### STATED GOAL
Write the lines out again, from the top of the material to the line containing "plt.rcParams['font.family'] = ['Liberation", pictures excluded.

====== DATA LINES

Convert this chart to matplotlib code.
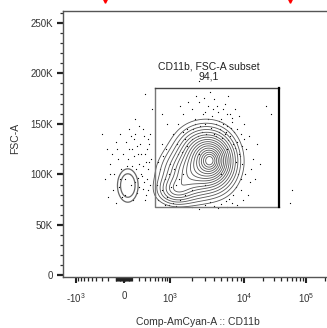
import numpy as np
import matplotlib
matplotlib.use("Agg")
import matplotlib.pyplot as plt
from matplotlib.lines import Line2D

plt.rcParams['font.family'] = ['Liberation Sans', 'DejaVu Sans']

# --- axis setup (FlowJo-like biexponential x axis) ---
C = 300.0
anchor_vals = np.array([-1e7, -10000, -1000, 0, 1000, 10000, 100000, 262144, 1e7])
anchor_pos = np.array([-220, 2, 76, 124, 170, 244, 306, 332, 430])
anchor_g = np.arcsinh(anchor_vals / C)

def forward(x):
    return np.interp(np.arcsinh(np.asarray(x, dtype=float) / C), anchor_g, anchor_pos)

def inverse(p):
    return C * np.sinh(np.interp(np.asarray(p, dtype=float), anchor_pos, anchor_g))

x_major = [-1000, 0, 1000, 10000, 100000]
x_major_labels = ['-' + r'$\mathregular{10^{3}}$', '0', r'$\mathregular{10^{3}}$',
                  r'$\mathregular{10^{4}}$', r'$\mathregular{10^{5}}$']
x_minor = ([-v for v in range(100, 1000, 100)] + list(range(100, 1000, 100)) +
           list(range(2000, 10000, 1000)) + list(range(20000, 100000, 10000)) + [200000])
x_zero_band = list(range(-90, 100, 10))
y_major = [0, 50000, 100000, 150000, 200000, 250000]
y_major_labels = ['0', '50K', '100K', '150K', '200K', '250K']
y_minor = list(range(0, 262144, 10000))

# --- gate ---
gate_x = [500, 36700]
gate_y = [67700, 185000]
gate_name = "CD11b, FSC-A subset"
gate_pct = "94,1"

# --- population density components (centre x value, centre y, spread in display units, weight) ---
main_cx = [3900, 1900, 2500, 1200]
main_cy = [113000, 100000, 124000, 84000]
main_sx = [12, 15, 13, 10]
main_sy = [15, 14, 13, 8]
main_w = [1.0, 0.55, 0.4, 0.3]
main_floor = 66000
main_levels = [0.03, 0.06, 0.10, 0.15, 0.21, 0.28, 0.35, 0.43, 0.51, 0.59,
               0.67, 0.75, 0.82, 0.88, 0.93, 0.97]

small_cx = [50]
small_cy = [89000]
small_sx = [5]
small_sy = [8]
small_levels = [0.12, 0.35]

# --- outlier events (x value, y value in K) ---
dots_x = [-250, -180, -120, -60, -200, -150, -90, -30, 50, 100, 150, 60, -40, 200, 250, 300,
          350, 400, 180, 120, -100, 20, 80, 140, 220, 280, 320, 380, 420, -220, -10, 30,
          160, 240, 260, 90, 330, 370, 210, -70, 110, 190, 130, 270, 340, 400,
          1300, 1500, 1700, 2000, 2200, 2500, 2800, 3000, 3300, 3700, 4000, 4500, 5000, 5500,
          6000, 6500, 7000, 8000, 9000, 10000, 2300, 3500, 1800, 4200, 4800, 5800, 3100, 2600,
          7500, 12000, 1600, 1100, 2900, 6200, 3900, 5200, 8500, 1400, 2100,
          23000, 27000, 60000, 55000, 300, 2500,
          600, 700, 800, 650, 900, 1000, 750, 550, 850, 950, 1100, 1200, 700, 1300, 600, 1050,
          520, 800, 1400,
          8500, 9500, 10500, 11000, 12500, 14000, 9000, 13000, 16000, 10000, 11500, 15000,
          18000, 9800, 8200,
          2000, 3000, 4000, 5000, 6000, 7000, 2500, 3500, 4500,
          1500, 2500, 3000, 5000, 2000, 6000, 4000, 1200,
          4200, 4600, 5100, 5600, 6100, 6600, 7100, 7600, 8100, 7300, 6800, 5300, 4700, 3600,
          3300, 2700, 2400, 2000, 1700, 1450, 8800, 9300, 7800, 8400, 9200, 7900, 7200, 6400,
          5700, 1600, 1350, 1150, 950, 1250, 1500, 5900, 6900, 4400, 3000, 2200,
          -130, -50, 10, 70, 130, 190, 230, 290, 310, 360, -180, -80, 40, 170, 260, 200,
          350, 300, -20, 90,
          700, 900, 450, -300, 150]
dots_y = [95, 110, 100, 88, 78, 120, 132, 105, 115, 125, 140, 145, 140, 110, 98, 120,
          105, 90, 82, 75, 72, 95, 100, 92, 130, 138, 80, 130, 115, 125, 120, 132,
          105, 120, 86, 138, 95, 112, 148, 115, 108, 96, 118, 108, 125, 140,
          150, 160, 145, 165, 155, 172, 160, 150, 168, 158, 175, 162, 155, 170,
          148, 160, 152, 145, 140, 150, 178, 182, 172, 150, 145, 142, 140, 148,
          165, 138, 135, 140, 176, 178, 165, 165, 158, 168, 145,
          168, 160, 85, 72, 180, 192,
          75, 85, 95, 105, 78, 110, 118, 90, 125, 70, 72, 69, 130, 120, 112, 88,
          80, 70, 75,
          120, 110, 100, 125, 92, 115, 85, 105, 130, 135, 80, 95,
          110, 75, 70,
          68, 70, 69, 71, 68, 72, 66, 73, 67,
          100, 120, 90, 100, 85, 125, 140, 90,
          138, 142, 136, 140, 134, 138, 130, 126, 132, 142, 146, 150, 153, 146,
          155, 142, 138, 135, 128, 122, 118, 128, 112, 100, 95, 88, 80, 76,
          74, 80, 95, 105, 100, 130, 142, 160, 156, 168, 162, 150,
          85, 95, 80, 125, 135, 120, 100, 92, 112, 135, 100, 125, 108, 128, 145, 88,
          85, 75, 78, 90,
          160, 150, 165, 140, 155]

# --- figure ---
fig = plt.figure(figsize=(3.27, 3.28), dpi=100)
ax = fig.add_axes([63 / 327, 1 - 277 / 328, (332 - 63) / 327, (277 - 10.5) / 328])
ax.set_xscale('function', functions=(forward, inverse))
ax.set_xlim(-1500, 262144)
ax.set_ylim(-1500, 262144)

# density grids in display units
u = np.linspace(64, 331, 500)
v = np.linspace(0, 262, 500)
U, V = np.meshgrid(u, v)
Xd = inverse(U)
Yd = V * 1000

def density(cx, cy, sx, sy, w):
    z = np.zeros_like(U)
    for a, b, s1, s2, k in zip(cx, cy, sx, sy, w):
        z += k * np.exp(-0.5 * (((U - forward(a)) / s1) ** 2 + ((V - b / 1000) / s2) ** 2))
    return z

Zm = density(main_cx, main_cy, main_sx, main_sy, main_w)
Zm = Zm / (1 + np.exp(-(V - main_floor / 1000) / 5.0))
Zm = Zm / Zm.max()
ax.contour(Xd, Yd, Zm, levels=main_levels, colors='#555555', linewidths=0.6)
Zs = density(small_cx, small_cy, small_sx, small_sy, [1.0])
Zs = Zs / Zs.max()
ax.contour(Xd, Yd, Zs, levels=small_levels, colors='#666666', linewidths=0.9)

ax.scatter(dots_x, np.array(dots_y) * 1000, s=0.8, color='black', linewidths=0)

# gate
ax.plot([gate_x[0], gate_x[0], gate_x[1]], [gate_y[1], gate_y[0], gate_y[0]],
        color='#777777', lw=1.0)
ax.plot([gate_x[0], gate_x[1]], [gate_y[1], gate_y[1]], color='#444444', lw=1.0)
ax.plot([gate_x[1], gate_x[1]], [gate_y[0], gate_y[1]], color='black', lw=1.6)
xc = inverse((forward(gate_x[0]) + forward(gate_x[1])) / 2 - 8)
ax.annotate(gate_name + "\n" + gate_pct, xy=(xc, gate_y[1]), xytext=(0, 5),
            textcoords='offset points', ha='center', va='bottom', fontsize=7.5,
            color='#222222', linespacing=1.05)

# ticks
ax.set_xticks(x_major)
ax.set_xticklabels(x_major_labels)
ax.set_xticks(x_minor + x_zero_band, minor=True)
ax.set_yticks(y_major)
ax.set_yticklabels(y_major_labels)
ax.set_yticks(y_minor, minor=True)
ax.tick_params(axis='x', which='major', length=4, width=1.5, color='#222222',
               labelsize=7, labelcolor='#333333', pad=6)
ax.tick_params(axis='x', which='minor', length=2.8, width=0.9, color='#222222')
ax.tick_params(axis='y', which='major', length=4, width=1.6, color='#222222',
               labelsize=7, labelcolor='#333333', pad=3)
ax.tick_params(axis='y', which='minor', length=2.5, width=0.9, color='#333333')
for s in ['left', 'bottom', 'top', 'right']:
    ax.spines[s].set_color('#555555')
    ax.spines[s].set_linewidth(1.0)

fig.text(15 / 327, 1 - 138 / 328, "FSC-A", rotation=90, ha='center', va='center',
         fontsize=7.5, color='#333333')
fig.text(198 / 327, 1 - 322 / 328, "Comp-AmCyan-A :: CD11b", ha='center', va='center',
         fontsize=7.5, color='#333333')

# red marks cut at the top edge
for xr in [105, 290]:
    fig.add_artist(Line2D([xr / 327], [1 - 1 / 328], marker='v', color='red',
                          markersize=2.5, transform=fig.transFigure))

fig.savefig("out.png", dpi=100)
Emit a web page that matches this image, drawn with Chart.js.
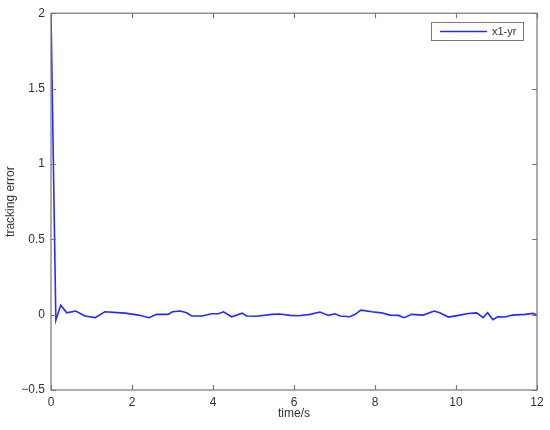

============

### EXERCISE OUTPUT
Convert this chart to matplotlib code.
import numpy as np
import matplotlib
matplotlib.use("Agg")
import matplotlib.pyplot as plt
from matplotlib.lines import Line2D

plt.rcParams['font.family'] = ['Liberation Sans', 'DejaVu Sans']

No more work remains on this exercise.